The second youngest son, Archie—Class of 1917—was every roommate’s worst nightmare. “[At Harvard] he was a prude and a snitch, notorious for turning in students who enlivened their quarters with strong drink and sportive women,” O’Toole writes.
Two years before the U.S. entered World War I, the hawkish Archie already had begun conducting military drills in Harvard Yard—much to the chagrin of then-University President A. Lawrence Lowell, who hoped that the country could stay out of the conflict. TR feared that his son might be expelled, but “Lowell, besieged by alumni with a Rooseveltian view of preparedness, backed down.”
The war, and America’s refusal to participate, prompted Roosevelt to excoriate Wilson in newspaper columns. He railed against “ultrapacifists” who spoke “with the shrill clamor of eunuchs.” Germany had precipitated the war, so failure to respond was doing “positive service to wrongdoers,” he wrote. These calls for war (not to mention Roosevelt’s military history with the Rough Riders) seem to be a contradiction for the president who won the Nobel Peace Prize for mediating an end to the Russo-Japanese War.

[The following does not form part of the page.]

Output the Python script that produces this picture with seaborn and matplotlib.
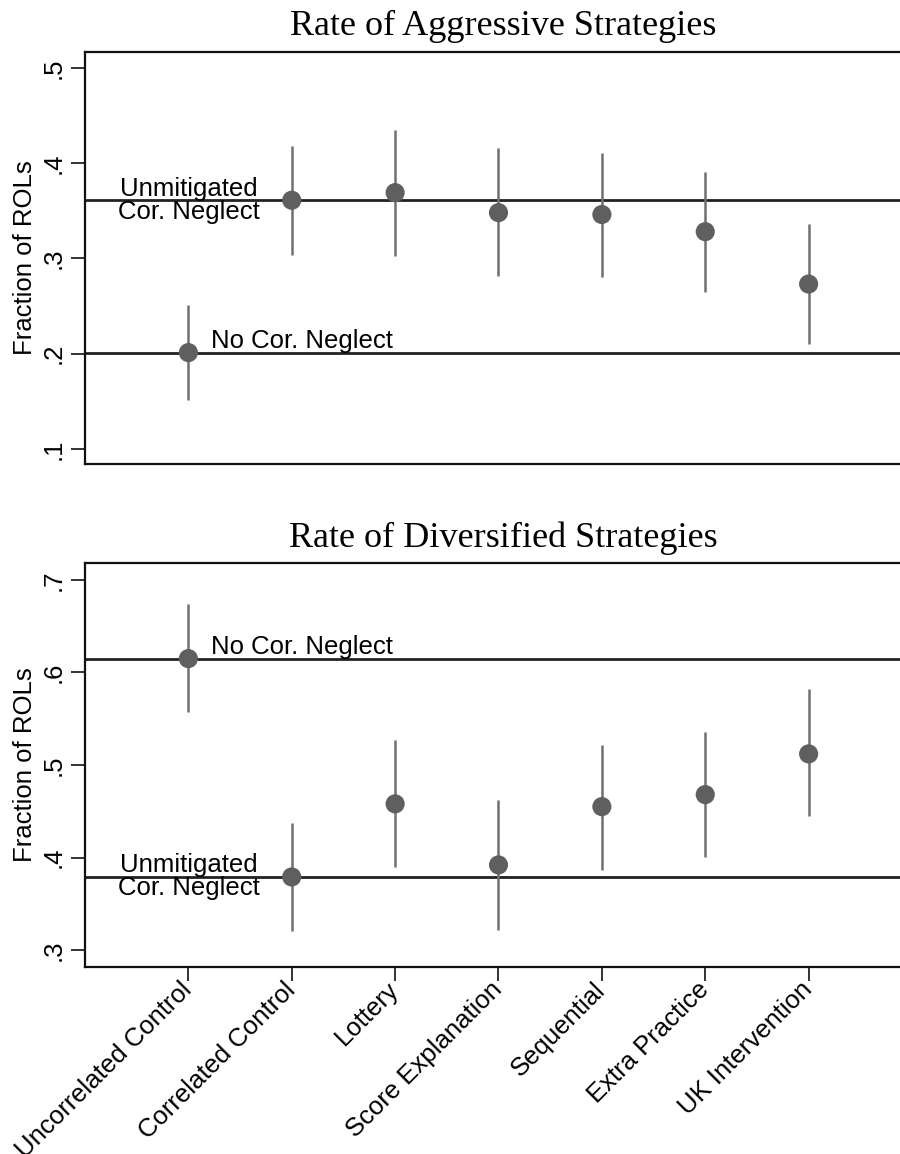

After Congress declared war in 1917, Roosevelt decried the War Department’s lack of preparation. He had already started to think about the 1920 nomination when his youngest son, Quentin, a pilot, was killed during an aerial fight with the Germans. Six months later, Roosevelt himself suffered a fatal blood clot. He never regained the coveted office that he left in 1909.
His last decade, however, is engrossing enough. Still relatively young, Roosevelt had the luxury to satisfy his lust for adventure and attention, and he did not disappoint. Now, with Bill Clinton, America has for the first time since TR a former president who left the White House before age 55. One can only wonder whether Clinton’s post-presidency will produce such fascinating fodder for future biographers.